President Biden has discussed lowering that exemption, perhaps back to the 2009 level. That would capture more estates and increase tax revenue.
“There were 4,100 estate tax returns in 2020 and 1,900 were taxable,” said Joseph Velkos, trust tax director at Key Private Bank in Cleveland. In 2009, when the exemption was one-third of what it is today, he said, “there were 12,900 returns, and 5,700 were taxable.”
Some wealthy people may want to use their current estate tax exemption to make gifts now, before that loophole shrinks: Under current rules, you are permitted to give away up to $11.7 million, which is counted against your total estate when you die. But if the rules were to change and you gave $5 million today, and the permitted exemption level dropped from $11.7 million to $3.5 million next year, you could no longer make tax-free gifts.

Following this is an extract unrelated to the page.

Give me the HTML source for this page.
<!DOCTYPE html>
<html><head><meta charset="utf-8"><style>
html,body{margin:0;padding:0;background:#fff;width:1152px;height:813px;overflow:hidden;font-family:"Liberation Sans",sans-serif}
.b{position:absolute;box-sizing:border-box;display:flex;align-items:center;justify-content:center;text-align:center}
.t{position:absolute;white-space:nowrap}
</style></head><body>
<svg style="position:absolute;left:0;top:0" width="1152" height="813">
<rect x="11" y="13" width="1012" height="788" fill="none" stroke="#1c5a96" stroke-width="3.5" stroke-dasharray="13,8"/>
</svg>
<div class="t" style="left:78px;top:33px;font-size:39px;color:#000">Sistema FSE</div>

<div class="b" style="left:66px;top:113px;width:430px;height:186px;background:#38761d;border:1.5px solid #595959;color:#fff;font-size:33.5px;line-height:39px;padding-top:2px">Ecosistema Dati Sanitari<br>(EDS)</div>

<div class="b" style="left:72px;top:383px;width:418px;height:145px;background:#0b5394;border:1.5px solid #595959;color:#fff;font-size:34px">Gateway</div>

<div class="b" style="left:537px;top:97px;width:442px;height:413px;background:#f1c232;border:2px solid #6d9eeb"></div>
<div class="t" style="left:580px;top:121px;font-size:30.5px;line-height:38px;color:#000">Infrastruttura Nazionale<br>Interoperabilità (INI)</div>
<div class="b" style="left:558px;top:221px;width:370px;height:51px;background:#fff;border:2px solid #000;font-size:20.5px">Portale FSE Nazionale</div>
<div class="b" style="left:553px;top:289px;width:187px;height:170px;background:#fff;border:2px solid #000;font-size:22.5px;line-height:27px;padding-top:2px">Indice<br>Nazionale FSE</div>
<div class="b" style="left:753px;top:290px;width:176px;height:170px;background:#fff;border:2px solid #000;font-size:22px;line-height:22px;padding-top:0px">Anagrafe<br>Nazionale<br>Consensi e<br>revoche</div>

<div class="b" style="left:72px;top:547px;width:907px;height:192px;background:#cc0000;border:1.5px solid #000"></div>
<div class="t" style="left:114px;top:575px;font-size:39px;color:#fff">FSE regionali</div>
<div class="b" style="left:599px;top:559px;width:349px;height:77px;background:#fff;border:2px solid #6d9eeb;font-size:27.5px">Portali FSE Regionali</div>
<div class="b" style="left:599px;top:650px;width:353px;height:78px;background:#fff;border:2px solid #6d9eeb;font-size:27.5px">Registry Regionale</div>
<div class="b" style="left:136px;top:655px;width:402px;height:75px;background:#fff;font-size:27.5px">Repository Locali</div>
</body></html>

That’s the way changes in the tax code have traditionally worked, said Amanda DiChello, shareholder at the law firm Cozen O’Connor. “There’s no carry-over that would have been left as a result of a prior administration or prior tax code,” she said. “The only thing that is portable is if you had a spouse who died when the exemption was higher.”
In that case, the surviving spouse, with some planning, would get to tack on the current exemption level as if they were still married.
Much of this is speculative, of course. Hanging over any long-term tax planning decisions are perennial questions: Will the current administration enact these changes, and if the answer is yes, will they last into future administrations?
“If we look at the last number of administrations, all the tax bills they’ve passed have been temporary,” Mr. Bixby said. “We shouldn’t make long-term decisions based on something that will likely change in the future. We need to make the right long-term decision, not one guided by taxes.”